L'huissier de justice qui a dressé constat sur autorisation de justice le 28 septembre 2021 dans les locaux de la SARL du Breuil Poignard y a constaté la présence dans un hangar de la moissonneuse-batteuse et de la remorque litigieuses, sales et poussiéreuses, à côté d'une grande quantité de bottes de paille, consigné que l'écran de la machine affichait 1.210,51 heures moteur et 697,61 heures battage, et recueilli d'un des co-gérants de l'entreprise Guiet qu'elles avaient été utilisées sur ses propres parcelles et non chez des clients tiers en raison d'un problème d'assurance puisque la carte grise était au nom de CNH Capital.

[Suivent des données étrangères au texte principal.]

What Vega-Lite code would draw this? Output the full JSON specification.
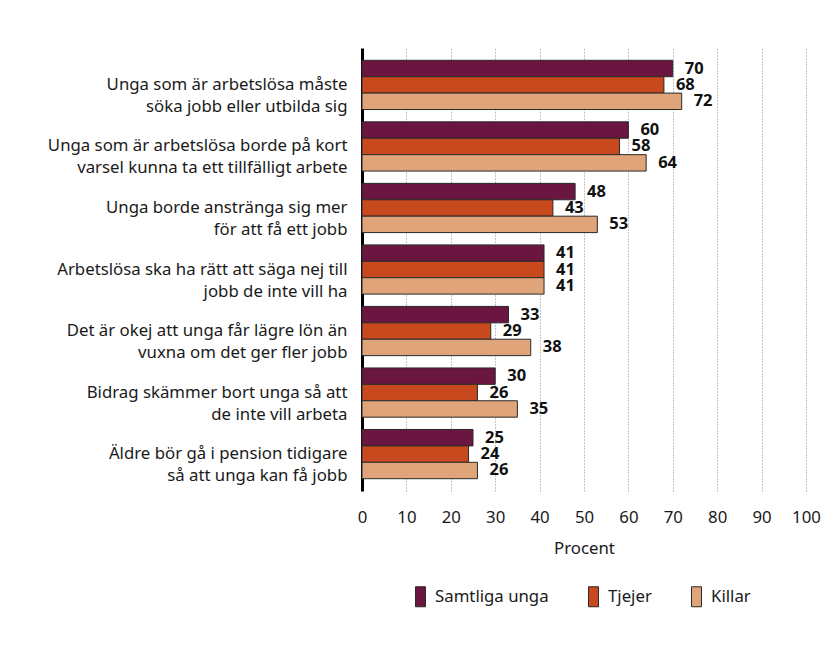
{
  "$schema": "https://vega.github.io/schema/vega-lite/v6.json",
  "width": 444,
  "height": 443,
  "autosize": {"type": "none"},
  "padding": {"left": 362, "top": 48, "right": 31, "bottom": 154},
  "background": "white",
  "config": {
    "font": "Noto Sans",
    "view": {"stroke": null},
    "axis": {"labelColor": "#1a1a1a", "titleColor": "#1a1a1a"}
  },
  "data": {
    "values": [
      {"q": "Unga som är arbetslösa måste|söka jobb eller utbilda sig", "grupp": "Samtliga unga", "v": 70},
      {"q": "Unga som är arbetslösa måste|söka jobb eller utbilda sig", "grupp": "Tjejer", "v": 68},
      {"q": "Unga som är arbetslösa måste|söka jobb eller utbilda sig", "grupp": "Killar", "v": 72},
      {"q": "Unga som är arbetslösa borde på kort|varsel kunna ta ett tillfälligt arbete", "grupp": "Samtliga unga", "v": 60},
      {"q": "Unga som är arbetslösa borde på kort|varsel kunna ta ett tillfälligt arbete", "grupp": "Tjejer", "v": 58},
      {"q": "Unga som är arbetslösa borde på kort|varsel kunna ta ett tillfälligt arbete", "grupp": "Killar", "v": 64},
      {"q": "Unga borde anstränga sig mer|för att få ett jobb", "grupp": "Samtliga unga", "v": 48},
      {"q": "Unga borde anstränga sig mer|för att få ett jobb", "grupp": "Tjejer", "v": 43},
      {"q": "Unga borde anstränga sig mer|för att få ett jobb", "grupp": "Killar", "v": 53},
      {"q": "Arbetslösa ska ha rätt att säga nej till|jobb de inte vill ha", "grupp": "Samtliga unga", "v": 41},
      {"q": "Arbetslösa ska ha rätt att säga nej till|jobb de inte vill ha", "grupp": "Tjejer", "v": 41},
      {"q": "Arbetslösa ska ha rätt att säga nej till|jobb de inte vill ha", "grupp": "Killar", "v": 41},
      {"q": "Det är okej att unga får lägre lön än|vuxna om det ger fler jobb", "grupp": "Samtliga unga", "v": 33},
      {"q": "Det är okej att unga får lägre lön än|vuxna om det ger fler jobb", "grupp": "Tjejer", "v": 29},
      {"q": "Det är okej att unga får lägre lön än|vuxna om det ger fler jobb", "grupp": "Killar", "v": 38},
      {"q": "Bidrag skämmer bort unga så att|de inte vill arbeta", "grupp": "Samtliga unga", "v": 30},
      {"q": "Bidrag skämmer bort unga så att|de inte vill arbeta", "grupp": "Tjejer", "v": 26},
      {"q": "Bidrag skämmer bort unga så att|de inte vill arbeta", "grupp": "Killar", "v": 35},
      {"q": "Äldre bör gå i pension tidigare|så att unga kan få jobb", "grupp": "Samtliga unga", "v": 25},
      {"q": "Äldre bör gå i pension tidigare|så att unga kan få jobb", "grupp": "Tjejer", "v": 24},
      {"q": "Äldre bör gå i pension tidigare|så att unga kan få jobb", "grupp": "Killar", "v": 26}
    ]
  },
  "encoding": {
    "y": {
      "field": "q", "type": "nominal", "sort": null,
      "scale": {"paddingInner": 0.2, "paddingOuter": 0.2},
      "axis": {
        "title": null, "labelExpr": "split(datum.value, '|')",
        "labelFontSize": 16.8, "labelLineHeight": 22, "labelPadding": 15,
        "ticks": false, "domainColor": "#000", "domainWidth": 3,
        "labelLimit": 400
      }
    },
    "yOffset": {"field": "grupp", "type": "nominal", "sort": ["Samtliga unga", "Tjejer", "Killar"], "scale": {"paddingInner": 0, "paddingOuter": 0}},
    "x": {
      "field": "v", "type": "quantitative",
      "scale": {"domain": [0, 100]},
      "axis": {
        "title": "Procent", "values": [0, 10, 20, 30, 40, 50, 60, 70, 80, 90, 100],
        "domain": false, "ticks": false, "labelFontSize": 16.8, "labelPadding": 18, "labelFlush": false,
        "titleFontSize": 16.8, "titleFontWeight": "normal", "titlePadding": 15,
        "grid": true, "gridDash": [1, 2], "gridColor": "#888", "gridWidth": 1
      }
    }
  },
  "layer": [
    {
      "mark": {"type": "bar", "stroke": "#2a2a2a", "strokeWidth": 1},
      "encoding": {
        "color": {
          "field": "grupp", "type": "nominal",
          "scale": {"domain": ["Samtliga unga", "Tjejer", "Killar"], "range": ["#6B1640", "#C9491E", "#E0A47A"]},
          "legend": {
            "title": null, "orient": "none", "direction": "horizontal",
            "legendX": 48, "legendY": 538,
            "symbolType": "M-0.5,-1H0.5V1H-0.5Z", "symbolSize": 400,
            "symbolStrokeColor": "#2a2a2a", "symbolStrokeWidth": 1, "symbolOpacity": 1,
            "labelFontSize": 16.8, "labelColor": "#1a1a1a", "columnPadding": 34
          }
        }
      }
    },
    {
      "mark": {"type": "text", "align": "left", "dx": 12, "fontWeight": "bold", "fontSize": 16.5, "color": "#111"},
      "encoding": {"text": {"field": "v", "type": "quantitative"}}
    }
  ]
}
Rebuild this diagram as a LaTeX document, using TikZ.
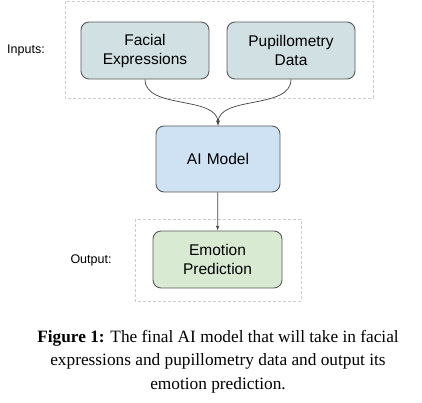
\documentclass[tikz,border=0pt]{standalone}
\usepackage{fontspec}
\setmainfont{Liberation Serif}
\setsansfont{Liberation Sans}
\usepackage{tikz}
\usetikzlibrary{positioning}
\usetikzlibrary{arrows}

\definecolor{inputfill}{HTML}{D0E0E3}
\definecolor{modelfill}{HTML}{CFE2F3}
\definecolor{outputfill}{HTML}{D9EAD3}
\definecolor{boxline}{HTML}{595959}
\definecolor{frameline}{HTML}{CCCCCC}

\tikzset{
	block/.style={rectangle, draw=boxline, line width=0.9pt, rounded corners=8pt, align=center, text width=3.4cm, minimum height=57pt, font=\sffamily\fontsize{15.5}{19}\selectfont, inner sep=0pt},
	frame/.style={draw=frameline, dash pattern=on 3pt off 2pt, line width=0.6pt},
	tag/.style={font=\sffamily\fontsize{12.5}{15}\selectfont},
	link/.style={draw=black!75, line width=0.7pt, -latex', >=latex}
}

\begin{document}
\begin{tikzpicture}[x=1pt, y=-1pt]
		\useasboundingbox (0,0) rectangle (422,402);
		
		\node[block, fill=modelfill, minimum width=124pt, minimum height=66pt, text width=120pt] (model) at (218,159) {AI Model};
		
		\node[block, fill=inputfill, minimum width=128pt, text width=124pt] (facial) at (145,50.5) {Facial\\Expressions};
		
		\node[block, fill=inputfill, minimum width=128pt, text width=124pt] (pupil) at (291,50.5) {Pupillometry\\Data};
		
		\node[block, fill=outputfill, minimum width=129pt, text width=125pt] (emotion) at (217.5,259.5) {Emotion\\Prediction};
		
		\draw[frame] (65,1) rectangle (373,98);
		\draw[frame] (135,219) rectangle (301,301);
		
		\node[tag] (inputs) at (26,50) {Inputs:};
		\node[tag] (output) at (91,260) {Output:};
		
		\node[align=center, font=\fontsize{17.3}{23.7}\selectfont] (caption) at (218,361.5) {\textbf{Figure 1:} The final AI model that will take in facial\\expressions and pupillometry data and output its\\emotion prediction.};
		
		\path [link] (facial.south) to[out=-90, in=90, looseness=0.9] (model.north);
		\path [link] (pupil.south) to[out=-90, in=90, looseness=0.9] (model.north);
		\path [link] (model) -- (emotion);
	\end{tikzpicture}
\end{document}
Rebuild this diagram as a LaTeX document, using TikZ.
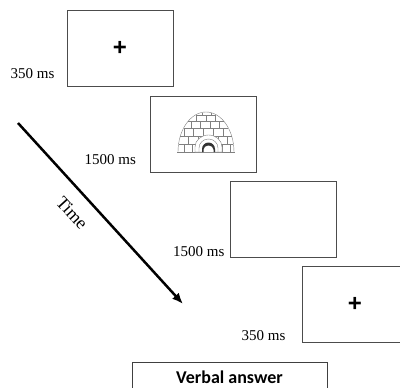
\documentclass[tikz,border=0pt]{standalone}
\usepackage{fontspec}
\setmainfont{Liberation Serif}
\newfontfamily\crossfont{Liberation Sans}
\newfontfamily\answerfont{Carlito}
\usetikzlibrary{arrows.meta,positioning}

\begin{document}
\begin{tikzpicture}[
    x=1pt, y=1pt,
    font=\rmfamily\fontsize{15}{18}\selectfont,
    screen/.style={draw=black!70, line width=0.8pt, minimum width=106pt, minimum height=76pt, inner sep=0pt},
    dur/.style={inner sep=0pt, anchor=base east},
    cross/.style={font=\crossfont\bfseries\fontsize{24}{24}\selectfont, inner sep=0pt},
    answer/.style={draw=black!75, line width=0.8pt, minimum width=195pt, minimum height=30pt, font=\answerfont\bfseries\fontsize{18}{20}\selectfont},
    timearrow/.style={-{Latex[length=11pt, width=9pt]}, line width=2.5pt},
    brick/.style={draw=black!50, line width=0.4pt}
  ]
    \useasboundingbox (0,0) rectangle (400,-388);
    \clip (0,0) rectangle (400,-388);

    % the four screens of one trial
    \node[screen] (screen1) at (120,-48) {};
    \node[screen] (screen2) at (203.5,-134) {};
    \node[screen] (screen3) at (283,-219) {};
    \node[screen] (screen4) at (355,-304.5) {};

    \node[cross] (fix1) at (screen1.center) {+};
    \node[cross] (fix2) at (screen4.center) {+};

    % durations
    \node[dur, left=12pt of screen1.south west, anchor=base east, yshift=8pt] (d1) {350 ms};
    \node[dur, left=14pt of screen2.south west, anchor=base east, yshift=8pt] (d2) {1500 ms};
    \node[dur, left=5pt of screen3.south west, anchor=base east, yshift=1pt] (d3) {1500 ms};
    \node[dur, left=16pt of screen4.south west, anchor=base east, yshift=2pt] (d4) {350 ms};

    % igloo picture
    \begin{scope}[shift={(206,-152)}]
      \fill[white] (-28,0) arc[start angle=180, end angle=0, x radius=28, y radius=40] -- cycle;
      \draw[brick] (-28,0) arc[start angle=180, end angle=0, x radius=28, y radius=40];
      \draw[brick] (-29,0) -- (29,0);
      \draw[brick] (-27.4,8) -- (27.4,8);
      \draw[brick] (-25.7,16) -- (25.7,16);
      \draw[brick] (-22.4,24) -- (22.4,24);
      \draw[brick] (-17.7,31) -- (17.7,31);
      \draw[brick] (-10,36.5) -- (10,36.5);
      % vertical joints
      \foreach \xa in {-22,-14,16,24} \draw[brick] (\xa,0) -- (\xa,8);
      \foreach \xa in {-18,-8,2,12,21} \draw[brick] (\xa,8) -- (\xa,16);
      \foreach \xa in {-22,-13,-3,7,17} \draw[brick] (\xa,16) -- (\xa,24);
      \foreach \xa in {-15,-6,4,13} \draw[brick] (\xa,24) -- (\xa,31);
      \foreach \xa in {-10,0,9} \draw[brick] (\xa,31) -- (\xa,36.5);
      \foreach \xa in {-4,5} \draw[brick] (\xa,36.5) -- (\xa,39.5);
      % entrance tunnel
      \filldraw[brick, fill=white] (-11,0) -- (-11,5) arc[start angle=180, end angle=0, x radius=13.5, y radius=12] -- (16,0) -- cycle;
      \draw[brick] (-7,0) -- (-7,4) arc[start angle=180, end angle=0, x radius=9.5, y radius=9] -- (12,0);
      \fill[black!80] (-4,0) -- (-4,3) arc[start angle=180, end angle=0, x radius=6.5, y radius=6.5] -- (9,0) -- cycle;
      \fill[white] (-2.5,0) -- (-2.5,2) arc[start angle=180, end angle=0, x radius=5, y radius=4.5] -- (7.5,0) -- cycle;
    \end{scope}

    % time axis
    \coordinate (tstart) at (18,-123);
    \coordinate (tend) at (183,-304);
    \draw[timearrow] (tstart) -- node[sloped, below=10pt, pos=0.42, font=\rmfamily\fontsize{18}{20}\selectfont] (tlabel) {Time} (tend);

    \node[answer] (verbal) at (229.5,-377) {Verbal answer};
  \end{tikzpicture}
\end{document}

Si les documents de vente ne mentionnent pas le nombre d'heures moteur et battage au compteur, la société Guiet Frères produit une photographie du compteur, nécessairement prise avant qu'elle se dessaisisse de la moissonneuse-batteuse et donc antérieure à la vente du 18 juin 2019, mentionnant 468,55 heures moteur et 255,76 heures battage, étant observé qu'elle avait pris elle-même possession de la machine fin décembre 2018, de sorte qu'il n'y a guère eu de possibilité d'utiliser l'engin pour des moissons avant sa vente à la fin du printemps 2019.

Il ressort de ces éléments que la société du Breuil Poignard a utilisé, au moins pour elle-même, le matériel.

La valeur de la jouissance qu'elle a tirée du matériel à restituer s'évalue à 40.000 euros.

La société du Breuil Poignard ignorant que la chose qu'elle a achetée n'appartenait pas à la SARL Guiet Frères, est en droit de lui réclamer des dommages et intérêts.

Elle a subi un réel préjudice en l'affaire, où elle a payé comptant 258.400 euros un matériel qu'elle n'a pas pu faire rouler ni assurer et donc pu employer à ce pour quoi elle avait investi, savoir, conformément à son objet social, la réalisation de tous travaux agricoles, de mise en culture et de récoltes pour le compte de tiers, ce qui a nécessairement déséquilibré sa trésorerie et l'a privée d'une marge brute qu'elle aurait réalisée avec ces machines.

Au vu des productions, et des explications des parties, ce préjudice sera réparé par l'allocation d'une somme de 50.000 euros par infirmation du jugement, qui a rejeté purement et simplement ce chef de prétention.

La compensation sollicitée par l'appelante sera ordonnée entre les créances réciproques.

La SARL Guiet Frères succombe pour l'essentiel en son recours et supportera les dépens d'appel.

Elle versera une indemnité de procédure à la société du Breuil Poignard en application de l'article 700 du code de procédure civile.

PAR CES MOTIFS

la cour, statuant publiquement, contradictoirement et en dernier ressort:

CONFIRME le jugement entrepris sauf en ce qu'il déboute la SARL du Breuil Poignard de sa demande de dommages et intérêts formulée contre la SARL Guiet Frères

statuant à nouveau de ce chef :

CONDAMNE la société Guiet Frères à payer 50.000 euros à la société du Breuil Poignard à titre de dommages et intérêts

ajoutant :

DIT recevable la demande de la société Guiet Frères au titre de la valeur de la jouissance que la chose à restituer a procurée à la société du Breuil Poignard

CONDAMNE la société du Breuil Poignard à lui payer 40.000 euros à ce titre

ORDONNE la compensation entre les créances réciproques

CONDAMNE la société Guiet Frères aux dépens d'appel

CONDAMNE la SARL Guiet Frères à verser 4.000 euros à la société du Breuil Poignard en application de l'article 700 du code de procédure civile.